Joseph offers James an opportunity to interview Jerome, which would be quite a career-boosting coup. In return, the collector wants the critic to convince the artist to paint something new, which, as the only extant work of a famous painter, would have a lot of value — which is why Joseph covets it and expects James to procure it for him.

This would all be kind of boring (who cares whether a very prosperous guy gets to hang another picture on his wall?) if it were not for the performances.
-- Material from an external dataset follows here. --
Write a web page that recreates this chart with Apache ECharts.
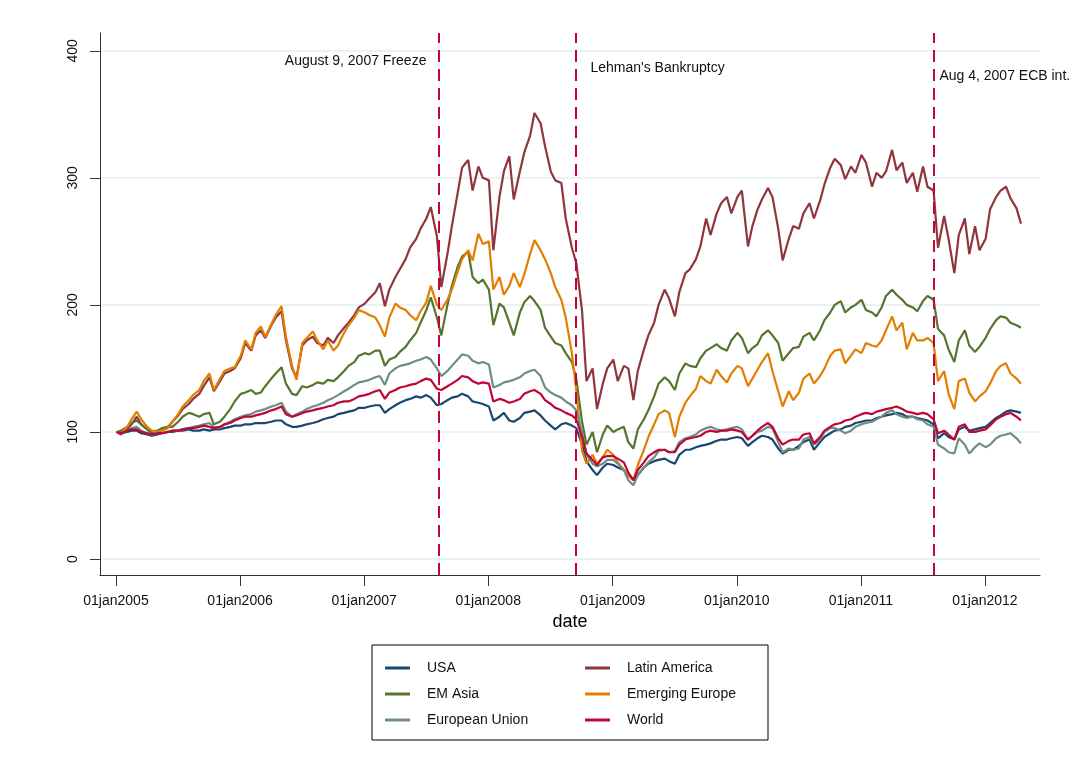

Debicki, who I first noticed in the dreadful “The Man From UNCLE” and then the overrated “Widows,” plays Berenice as a cool blonde who may have a secret. Bang, who I last saw as the villain in “The Girl In the Spider’s Web,” reminds me a lot of Pierce Brosnan in “The Thomas Crown Affair” and “The Matador.” Debicki and Bang are both very attractive people who have good chemistry right from the start, even though it’s not clear what their characters’ motives are until well into the movie. He’s also two decades older, causing my wife to comment on one of her favorite movie tropes, “Of course the middle-aged guy gets the hot young woman!”

Sutherland, as always, is can’t-take-your-eyes-off-him reliable. At 85, he’s still stealing attention from his younger male co-stars with a gleam in his eyes. Jagger, who’s 77, but looks at least three years younger, pulls off the pretentious rich guy act pretty well (I’d bet his various homes are full of expensive art). In fact, he’s never been this good on screen — and he looks like he knows it.

The scenery throughout is beautiful, from the views of Lake Como to the interior of Joseph’s mansion to the city scenes that bookend the movie. Unfortunately, director Giuseppe Capotondi and writer Scott B. Smith (who adapted the screenplay from a novel by Charles Willeford) didn’t know how to resolve their story. Instead of a satisfactory denouement, the plot rushes to a finish that’s supposed to be full of symbolism, but leaves me puzzled — and not in a good way.

“The Burnt Orange Heresy” is an art house movie about art and the people who profit from it — or try. I give it a 7 out of 10.

Note: The photo at the top of this review is a publicity still, not from a scene in the movie, because at no point are these four characters together at this location. But I wanted to include all of them.